The team identified the required cloud capabilities and limitations to migrate to the cloud. Data migration from the data center to the cloud was needed to minimize downtime. Some customers required additional security features based on VPN.
We explored cloud solutions and opted for Amazon Web Services (AWS). They used Amazon Virtual Private Cloud (VPC) to create isolated environments for production, staging, and internal tools. AWS EC2 allowed easy scaling of instances. Infrastructure was defined as code using Terraform, and Amazon DynamoDB and S3 stored Terraform state.To handle publicly available entry points, we used AWS Certificate Manager and Amazon Route 53 for DNS mappings. Containers and Docker were chosen for isolated service deployment, stored in Amazon Elastic Container Registry, built by Jenkins.
Resource usage was measured to select suitable EC2 instance types. Scaling was achieved with Amazon Elastic Kubernetes Service (EKS) and Auto Scaling groups. Data migration integrity was a priority, addressed through replication for the event store (MongoDB) and reporting database (MySQL). Critical services were safeguarded using dedicated Kubernetes eviction policies.Security requirements were met with AWS Transient Gateway, AWS Site-to-Site VPN connections, AWS VPN Client service, and a custom VPN server.
Finally, we upgraded the technology stack, including the MongoDB engine, to newer versions.
Results
As an outcome of this work, the Intelli Messaging system has increased overall traffic handling capacity. The solution already had a chance to prove its worth. Shortly after the official launch, it received traffic several times higher than it could handle before. It wasn't just a single spike but lasted for a few hours. The client immediately felt more confident about the stability and throughput of the system.
The system can now automatically scale out or scale in based on the actual resource usage. No manual intervention is needed. All that is required is to maintain the rules which define the scaling triggers. Thanks to the Kubernetes and EKS foundation, the system is much more reliable and resistant to failures. The number of incidents that cannot be resolved by automatic service redeployment has gone down significantly. Service availability is higher, giving the customers more confidence in the quality of service.
Physical infrastructure incidents are not a problem anymore. The cloud provider manages hard drive failures and equipment redundancy, taking away the stress and effort required to handle this kind of incident under time pressure.
System owners now have a much better insight into the system's costs. AWS provides clear and up-to-date reports about current billings. Therefore it's easier to make predictions and plan the budget. Based on historical data, the AWS Cost Explorer service can also recommend the most optimal AWS resource usage.
Service deployment is faster, leaner, and more resilient to potential issues.
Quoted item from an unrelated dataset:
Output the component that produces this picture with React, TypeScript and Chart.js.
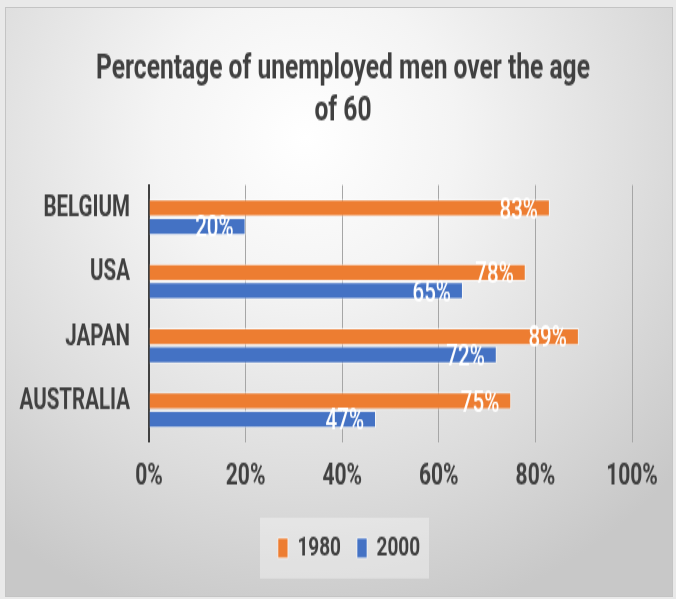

Rolling back a failed deployment is a matter of seconds instead of minutes. Releases can be performed more often, with a higher level of confidence and a lower level of stress. The migration from the on-premises data center to AWS cloud solutions took about a year. With the system foundation based on the cloud, it became easier to identify the right direction for future system design and performance improvements.